When you are in school and your teacher makes out a lesson plan she puts a clearly stated objective at the top of the lesson plan. As you work through the lesson plan you are learning - and the interesting thing is that the more in control the teacher is the more you learn! So you don't even have to have "free will" to learn!

Simply by being here and experiencing what happens around you are learning. It is called "learning holistically" and you are learning whether it feels positive or negative. It doesn't have to cause happiness or be fun as long as it evokes emotion and you are paying attention and you remember it. You are learning from the moment you are born till the second you die and everything is a lesson, even the little stuff. Stuff that you don't know is a lesson is a learning experience. And in fact you don't even have to believe it to have that information imprinted into your brain.

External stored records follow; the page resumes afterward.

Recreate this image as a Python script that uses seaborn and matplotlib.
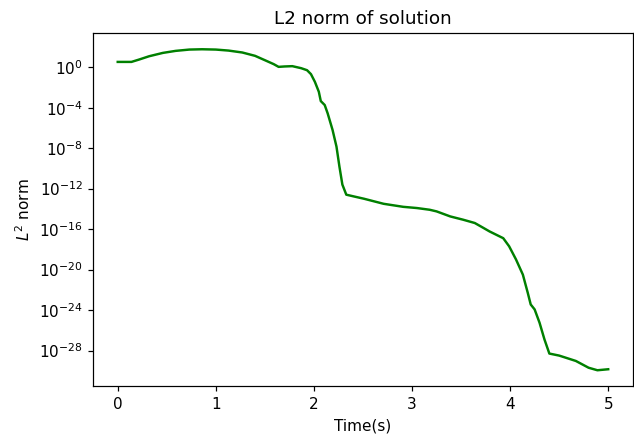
import numpy as np
import pandas as pd
import matplotlib
matplotlib.use("Agg")
import matplotlib.pyplot as plt
import seaborn as sns

# Time samples (s) and log10 of the L2 norm of the solution
time_s = [0.00, 0.14, 0.22, 0.32, 0.46, 0.59, 0.73, 0.86, 1.00, 1.13, 1.27,
          1.40, 1.50, 1.59, 1.64, 1.70, 1.78, 1.87, 1.93, 1.97, 2.01, 2.05,
          2.07, 2.11, 2.14, 2.19, 2.23, 2.26, 2.29, 2.33, 2.41, 2.51, 2.71,
          2.91, 3.05, 3.18, 3.25, 3.39, 3.52, 3.64, 3.72, 3.79, 3.93, 3.99,
          4.06, 4.13, 4.18, 4.21, 4.25, 4.30, 4.35, 4.40, 4.50, 4.67, 4.80,
          4.89, 5.00]
log10_norm = [0.52, 0.52, 0.76, 1.08, 1.41, 1.61, 1.74, 1.77, 1.74, 1.64, 1.45,
              1.12, 0.69, 0.30, 0.03, 0.07, 0.10, -0.10, -0.30, -0.69, -1.45, -2.43,
              -3.35, -3.74, -4.56, -6.2, -7.85, -9.82, -11.6, -12.6, -12.78, -13.0, -13.5,
              -13.8, -13.92, -14.09, -14.25, -14.75, -15.07, -15.4, -15.84, -16.23, -16.9, -17.7,
              -19.0, -20.5, -22.3, -23.45, -23.94, -25.25, -26.9, -28.3, -28.5, -29.03, -29.7,
              -29.95, -29.85]

df = pd.DataFrame({"t": time_s, "norm": 10.0 ** np.array(log10_norm)})

DPI = 110
fig, ax = plt.subplots(figsize=(634 / DPI, 437 / DPI), dpi=DPI)
sns.lineplot(data=df, x="t", y="norm", color="green", linewidth=1.6, ax=ax)
ax.set_yscale("log")
ax.set_title("L2 norm of solution")
ax.set_xlabel("Time(s)")
ax.set_ylabel("$L^2$ norm")
fig.subplots_adjust(left=0.147, right=0.998, top=0.924, bottom=0.116)
fig.savefig("out.png", dpi=DPI)
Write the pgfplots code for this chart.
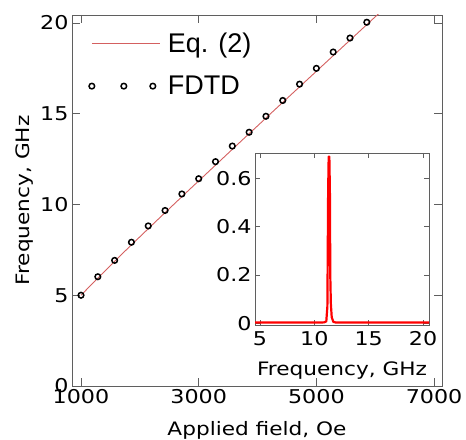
\documentclass[border=0pt]{standalone}
\usepackage{pgfplots}
\pgfplotsset{compat=1.18}
\usepackage{fontspec}
\setmainfont{DejaVu Sans}[FakeStretch=1.17]
\newfontfamily\legfam{Liberation Sans}
\definecolor{eqred}{RGB}{212,96,96}
\definecolor{framegray}{RGB}{95,95,95}
\newcommand{\bigf}{\fontsize{18.5bp}{22bp}\selectfont}
\newcommand{\tickf}{\fontsize{19bp}{22bp}\selectfont}
\newcommand{\legf}{\legfam\fontsize{27bp}{31bp}\selectfont}
\newcommand{\tl}[1]{\textup{\tickf #1}}
\begin{document}
\begin{tikzpicture}[font=\bigf]
\useasboundingbox (0,0) rectangle (466bp,440bp);
\begin{axis}[
  at={(72bp,54bp)}, anchor=south west,
  scale only axis, width=370bp, height=371bp,
  xmin=847, xmax=7135, ymin=0, ymax=20.44,
  xtick={1000,3000,5000,7000}, ytick={0,5,10,15,20},
  xticklabels={\tl{1000},\tl{3000},\tl{5000},\tl{7000}},
  yticklabels={\tl{0},\tl{5},\tl{10},\tl{15},\tl{20}},
  tick align=inside, major tick length=8bp,
  axis line style={framegray, line width=0.8bp},
  tick style={framegray, line width=0.7bp},
  tick label style={font=\tickf},
  xlabel={Applied field, Oe}, ylabel={Frequency, GHz},
  xlabel style={at={(axis description cs:0.5,-0.1186)}, anchor=center},
  ylabel style={at={(axis description cs:-0.127,0.5)}, anchor=center},
  legend style={draw=none, fill=none, at={(axis description cs:0.0435,0.96)}, anchor=north west,
    inner sep=0pt, row sep=16bp, legend cell align=left, font=\legf,
    nodes={inner sep=3bp}},
]
\addlegendimage{legend image code/.code={\path[draw=none] (-3bp,0bp) -- (73bp,0bp); \draw[color=eqred, line width=1.1bp] (0bp,0bp) -- (68bp,0bp);}}
\addlegendentry{Eq. (2)}
\addlegendimage{legend image code/.code={\path[draw=none] (-3bp,0bp) -- (73bp,0bp);
    \draw[black, line width=1.5bp] (0bp,0bp) circle[radius=2.8bp];
    \draw[black, line width=1.5bp] (32bp,0bp) circle[radius=2.8bp];
    \draw[black, line width=1.5bp] (61bp,0bp) circle[radius=2.8bp];}}
\addlegendentry{FDTD}
\addplot[eqred, line width=0.9bp, forget plot]
  coordinates {
  (1000,5.00) (1250,5.83) (1500,6.64) (1750,7.44) (2000,8.22) (2250,9.00)
  (2500,9.77) (2750,10.54) (3000,11.30) (3250,12.06) (3500,12.82) (3750,13.58)
  (4000,14.33) (4250,15.09) (4500,15.84) (4750,16.59) (5000,17.34) (5250,18.09)
  (5500,18.84) (5750,19.59) (6000,20.34) (6100,20.63)
  };
\addplot[only marks, mark=o, mark size=2.8bp, mark options={black, line width=1.5bp}, forget plot]
  coordinates {
  (1000.0,5.00) (1285.7,6.02) (1571.4,6.92) (1857.1,7.92) (2142.9,8.82) (2428.6,9.67)
  (2714.3,10.58) (3000.0,11.42) (3285.7,12.36) (3571.4,13.22) (3857.1,13.98) (4142.9,14.86)
  (4428.6,15.73) (4714.3,16.63) (5000.0,17.50) (5285.7,18.40) (5571.4,19.17) (5857.1,20.04)
  };
\end{axis}
\begin{axis}[
  at={(255bp,115bp)}, anchor=south west,
  scale only axis, width=174bp, height=172bp,
  xmin=4.54, xmax=20.55, ymin=-0.007, ymax=0.705,
  xtick={5,10,15,20}, ytick={0,0.2,0.4,0.6},
  xticklabels={\tl{5},\tl{10},\tl{15},\tl{20}}, yticklabels={\tl{0},\tl{0.2},\tl{0.4},\tl{0.6}},
  tick align=inside, major tick length=5bp,
  axis background/.style={fill=white},
  axis line style={framegray, line width=0.8bp},
  tick style={framegray, line width=0.7bp},
  tick label style={font=\tickf},
  xticklabel style={yshift=-3bp},
  xlabel={Frequency, GHz},
  xlabel style={at={(axis description cs:0.5,-0.262)}, anchor=center},
]
\addplot[red, line width=2.2bp, line join=round] coordinates {
  (4.54,0.003) (10.5,0.003) (10.9,0.004) (11.1,0.008) (11.2,0.07) (11.27,0.55)
  (11.32,0.69) (11.38,0.69) (11.43,0.55) (11.47,0.19) (11.52,0.08) (11.6,0.025)
  (11.75,0.006) (12.0,0.003) (20.55,0.003)
  };
\end{axis}
\end{tikzpicture}
\end{document}
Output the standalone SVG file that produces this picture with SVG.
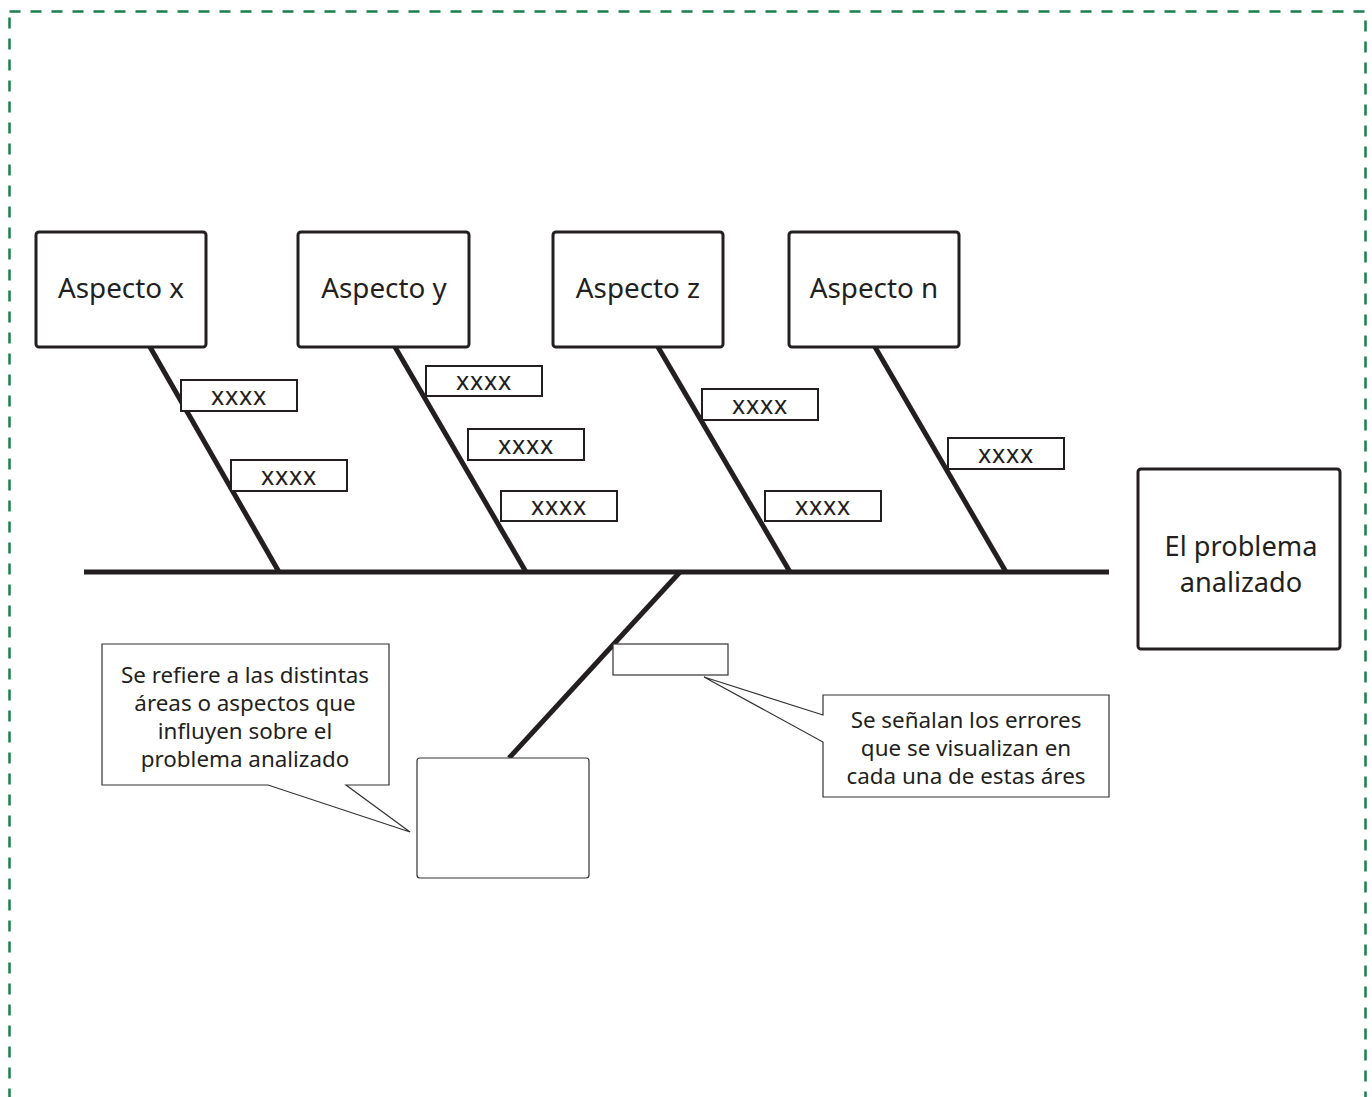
<svg xmlns="http://www.w3.org/2000/svg" width="1372" height="1097" viewBox="0 0 1372 1097">
<style>
text{font-family:"Noto Sans","Open Sans",sans-serif;fill:#231f20;text-anchor:middle}
.big{font-size:27.8px}
.prob{font-size:27.2px}
.mid{font-size:22.4px}
.xx{font-size:25px;letter-spacing:0.8px}
.aspect{fill:#fff;stroke:#231f20;stroke-width:3}
.xbox{fill:#fff;stroke:#231f20;stroke-width:2}
.call{fill:#fff;stroke:#333;stroke-width:1.2}
.bone{stroke:#231f20;stroke-width:5;fill:none}
</style>
<rect x="9.5" y="11.5" width="1356" height="1120" fill="none" stroke="#1a7f4b" stroke-width="2.5" stroke-dasharray="11 10"/>
<g id="connectors">
<line class="bone" x1="84" y1="572" x2="1109" y2="572"/>
<line class="bone" x1="150" y1="347" x2="279" y2="572"/>
<line class="bone" x1="395" y1="347" x2="526" y2="572"/>
<line class="bone" x1="658" y1="347" x2="790" y2="572"/>
<line class="bone" x1="875" y1="347" x2="1006" y2="572"/>
<line class="bone" x1="680" y1="572" x2="509" y2="758"/>
</g>
<g id="aspecto-x"><rect class="aspect" x="36" y="232" width="170" height="115" rx="3"/><text class="big" x="121" y="298">Aspecto x</text></g>
<g id="aspecto-y"><rect class="aspect" x="298" y="232" width="171" height="115" rx="3"/><text class="big" x="384" y="298">Aspecto y</text></g>
<g id="aspecto-z"><rect class="aspect" x="553" y="232" width="170" height="115" rx="3"/><text class="big" x="638" y="298">Aspecto z</text></g>
<g id="aspecto-n"><rect class="aspect" x="789" y="232" width="170" height="115" rx="3"/><text class="big" x="874" y="298">Aspecto n</text></g>
<g id="problema"><rect class="aspect" x="1138" y="469" width="202" height="180" rx="3"/><text class="prob" x="1241" y="556">El problema</text><text class="prob" x="1241" y="592">analizado</text></g>
<g id="x1"><rect class="xbox" x="181" y="380" width="116" height="31"/><text class="xx" x="239" y="405">xxxx</text></g>
<g id="x2"><rect class="xbox" x="231" y="460" width="116" height="31"/><text class="xx" x="289" y="485">xxxx</text></g>
<g id="y1"><rect class="xbox" x="426" y="366" width="116" height="30"/><text class="xx" x="484" y="390">xxxx</text></g>
<g id="y2"><rect class="xbox" x="468" y="429" width="116" height="31"/><text class="xx" x="526" y="454">xxxx</text></g>
<g id="y3"><rect class="xbox" x="501" y="491" width="116" height="30"/><text class="xx" x="559" y="515">xxxx</text></g>
<g id="z1"><rect class="xbox" x="702" y="389" width="116" height="31"/><text class="xx" x="760" y="414">xxxx</text></g>
<g id="z2"><rect class="xbox" x="765" y="491" width="116" height="30"/><text class="xx" x="823" y="515">xxxx</text></g>
<g id="n1"><rect class="xbox" x="948" y="438" width="116" height="31"/><text class="xx" x="1006" y="463">xxxx</text></g>
<g id="empty-small"><rect class="call" x="613" y="644" width="115" height="31"/></g>
<g id="empty-big"><rect class="call" x="417" y="758" width="172" height="120" rx="3"/></g>
<g id="callout-1">
<path class="call" d="M268,785 L102,785 L102,644 L389,644 L389,785 L346,785 L410,832 Z"/>
<text class="mid" x="245" y="683">Se refiere a las distintas</text>
<text class="mid" x="245" y="711">áreas o aspectos que</text>
<text class="mid" x="245" y="739">influyen sobre el</text>
<text class="mid" x="245" y="767">problema analizado</text>
</g>
<g id="callout-2">
<path class="call" d="M823,715 L823,695 L1109,695 L1109,797 L823,797 L823,742 L704,677 Z"/>
<text class="mid" x="966" y="728">Se señalan los errores</text>
<text class="mid" x="966" y="756">que se visualizan en</text>
<text class="mid" x="966" y="784">cada una de estas áres</text>
</g>
</svg>
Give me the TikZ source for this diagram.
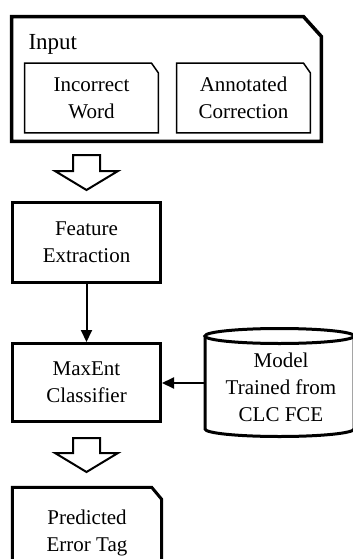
\documentclass[tikz,border=0pt]{standalone}
\usepackage{fontspec}
\setmainfont{Liberation Serif}
\usetikzlibrary{arrows.meta}
\tikzset{
	boxtext/.style={align=center,font=\fontsize{21}{27}\selectfont},
	block/.style={draw,line width=3pt,boxtext,inner sep=0pt},
	plain/.style={boxtext,inner sep=0pt},
	thick border/.style={line width=3pt},
	thin border/.style={line width=1.5pt},
	bigarrow/.style={draw,line width=2pt,fill=white},
	flow/.style={line width=2pt,-{Triangle[length=12pt,width=11pt]}}
}
\begin{document}
\begin{tikzpicture}[x=1pt,y=1pt]
	\useasboundingbox (0,0) rectangle (353,-559);
	\clip (0,0) rectangle (353,-559);

	\node (input) [plain,minimum width=309.5pt,minimum height=124.5pt] at (166.5,-79) {};
	\node (inputlbl) [anchor=base west,font=\fontsize{23}{27}\selectfont] at (25,-50) {Input};
	\node (incorrect) [plain,minimum width=133.5pt,minimum height=69.5pt] at (91.5,-98) {Incorrect\\Word};
	\node (correction) [plain,minimum width=133.5pt,minimum height=69.5pt] at (243.5,-98) {Annotated\\Correction};

	\draw[thick border,line width=3.5pt] (input.south west) -- (input.north west) -- ([xshift=-18]input.north east)
		-- ([yshift=-20]input.north east) -- (input.south east) -- cycle;
	\draw[thin border] (incorrect.south west) -- (incorrect.north west) -- ([xshift=-7]incorrect.north east)
		-- ([yshift=-10]incorrect.north east) -- (incorrect.south east) -- cycle;
	\draw[thin border] (correction.south west) -- (correction.north west) -- ([xshift=-7]correction.north east)
		-- ([yshift=-10]correction.north east) -- (correction.south east) -- cycle;

	\node (feature) [block,minimum width=148pt,minimum height=80pt] at (86.5,-242.5) {Feature\\Extraction};
	\node (maxent) [block,minimum width=148pt,minimum height=78pt] at (86.5,-382.5) {MaxEnt\\Classifier};
	\node (predicted) [plain,minimum width=149pt,minimum height=91pt] at (87,-533) {Predicted\\Error Tag};
	\draw[thick border] (predicted.south west) -- (predicted.north west) -- ([xshift=-10]predicted.north east)
		-- ([yshift=-12]predicted.north east) -- (predicted.south east) -- cycle;

	% model store
	\draw[thick border] (279.5,-336) ellipse [x radius=74.5, y radius=7.5];
	\draw[thick border] (205,-336) -- (205,-429) arc [start angle=180, end angle=360, x radius=74.5, y radius=7.5] -- (354,-336);
	\node (model) [boxtext] at (281,-387.5) {Model\\Trained from\\CLC FCE};
	\coordinate (modelw) at (205,-383);

	% block arrows
	\draw[bigarrow] (73,-155) -- (100,-155) -- (100,-171) -- (118,-171) -- (86.5,-190) -- (55,-171) -- (73,-171) -- cycle;
	\draw[bigarrow] (73,-438) -- (100,-438) -- (100,-453) -- (118,-453) -- (86.5,-472) -- (55,-453) -- (73,-453) -- cycle;

	\draw[flow] (feature) -- (maxent);
	\draw[flow] (modelw) -- (modelw -| maxent.east);
\end{tikzpicture}
\end{document}
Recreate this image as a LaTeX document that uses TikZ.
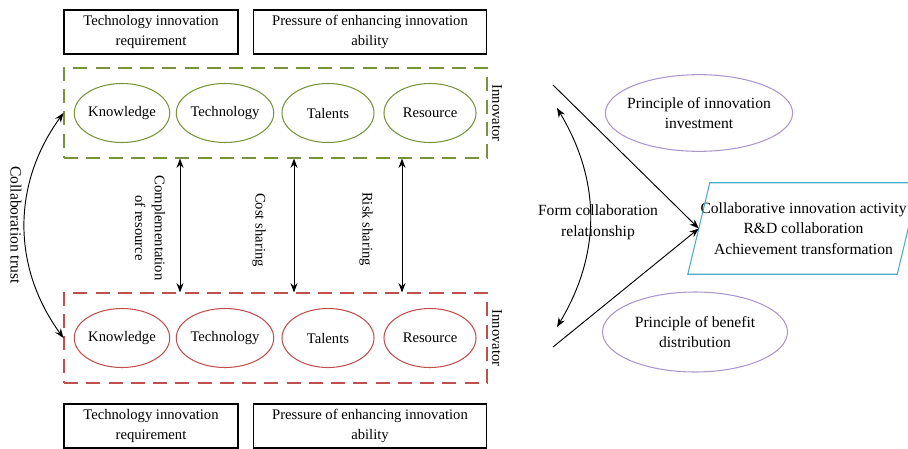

Emotions make the memories last:
https://www.webmd.com/balance/news/20050131/emotions-make-memory-last

Dear Michael,
An excellent post! The phrase you attribute to Chesterton is actually apocryphally attributed to another British Catholic, Evelyn Waugh. From [https://evelynwaughsociety.org/2016/waughs-religion/]: “There is a well-known story about the novelist Evelyn Waugh. He was once very rude and his hostess remonstrated: ‘How can you behave so badly – and you a Catholic!’ Waugh replied: ‘You have no idea how much nastier I would be if I was not a Catholic. Without supernatural aid I would hardly be a human being.’”

Thanks, Paul. I guess that explains why I couldn’t find the quote when I Googled Chesterton.

By the way, did you know that Chesterton was the model for John Dickson Carr's scholarly detective Dr. Gideon Fell?